Tired of Riding Indoors?
Practice Your On-Bike Nutrition
By Margaret Thompson

Are you a cyclist intent on greeting the spring of 2005 in great shape?  Are you now riding in the comparative gloom of the indoors, impatient with the thought of going nowhere fast for the next couple of months?  Now that winter has fully descended to our part of the world bicycle training outside is out of the question for all but the heartiest enthusiast.  I tell my clients that indoor training offers controls that they can easily take advantage of.   Not only can they follow their training regimens exactly as prescribed, but they can also use the time to fine-tune their on-bike nutrition.

Nutrition while riding and racing is crucial for performance.   The right number of calories and the right combination of nutrients not only aids the activity as it is being performed but paves the way toward recovery for the next ride or race. Just as one logs the hours, miles and intensity zones on the trainer, the cyclist also needs to keep a nutrition log to update after every ride.  The stationary trainer is an ideal place to experiment with caloric intake and ease of digestion, and a detailed nutrition log is just the tool to turn these experiments into successful routines that can be taken with confidence into the road season. 

Sports drinks are an ideal medium to supplement calories and hydration on the bike.   Experts generally recommend that the rider consume 200 to 300 calories per hour.   More than this can lead to gastric distress and less is, er, just not enough. Current research shows that it is prudent to use a drink made with a variety of sugars so that there can be both an immediate and a gradual emptying of the stomach.  Of late I  have been using a drink called Performance from Shaklee which not only has carbohydrates that meet this criteria but electrolytes as well.  For rides longer than an hour and a half, and as a recovery drink, try a drink with a small amount of added protein.

Are you really serious about your performance in 2005?  In addition to tracking nutrition on the bike, the more serious cyclist can use the nutrition diary to track eating for the entire day.  To get the most out of training and riding, the best advice is to put the best of ingredients into the fueling mix.  Riders faithful to this exercise will naturally start a trend toward healthier eating, as documenting the consumption of bad-for-you foods really is an eye-opener!   Was a training session just not up to par?  The reason could be as simple as the meal eaten the night before.

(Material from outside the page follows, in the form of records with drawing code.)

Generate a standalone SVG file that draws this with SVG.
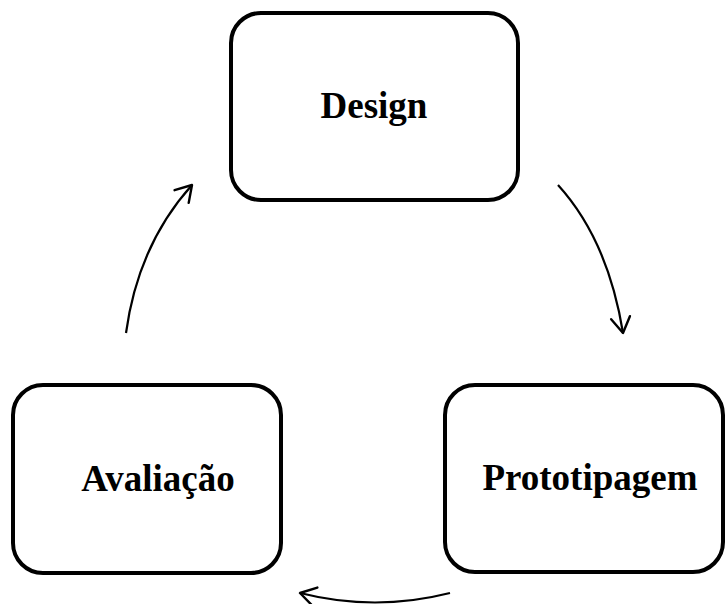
<svg xmlns="http://www.w3.org/2000/svg" width="726" height="604" viewBox="0 0 726 604">
<style>
.box{fill:#fff;stroke:#000;stroke-width:4}
.lbl{font-family:"Liberation Serif","Times New Roman",serif;font-weight:bold;font-size:37px;fill:#000;text-anchor:middle}
.conn{fill:none;stroke:#000;stroke-width:2.2;marker-end:url(#ah)}
</style>
<defs>
<marker id="ah" markerUnits="userSpaceOnUse" markerWidth="20" markerHeight="20" refX="16" refY="10" orient="auto" overflow="visible">
<path d="M0.5,0.5 L16,10 L0.5,19.5" fill="none" stroke="#000" stroke-width="2.4" stroke-linecap="round" stroke-linejoin="round"/>
</marker>
</defs>
<rect width="726" height="604" fill="#fff"/>
<g id="design">
<rect class="box" x="231" y="13" width="287" height="187" rx="30" ry="30"/>
<text class="lbl" x="374" y="118">Design</text>
</g>
<g id="prototipagem">
<rect class="box" x="445" y="385" width="278" height="187" rx="30" ry="30"/>
<text class="lbl" x="590" y="490">Prototipagem</text>
</g>
<g id="avaliacao">
<rect class="box" x="13" y="385" width="268" height="188" rx="30" ry="30"/>
<text class="lbl" x="158" y="491">Avaliação</text>
</g>
<g id="connectors">
<path class="conn" d="M558,185 Q608,240 623,333"/>
<path class="conn" d="M450,593 Q375,612 300,593"/>
<path class="conn" d="M126,333 Q138,245 192,185"/>
</g>
</svg>
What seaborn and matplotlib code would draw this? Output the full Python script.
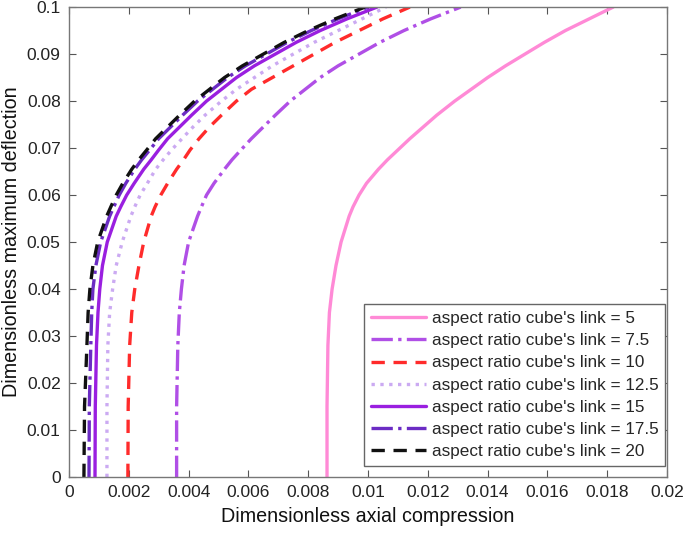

Often riders feel indoor training lacks the punch that riding outside has, but a structured training plan and a proactive stance on nutrition will augment their cycling in ways that just riding endless road miles cannot offer.  If cyclists take advantage of the opportunity to learn about themselves and their nutritional needs in such a controlled environment their bodies will be as ready as their minds are to get out on the road once the spring thaw arrives.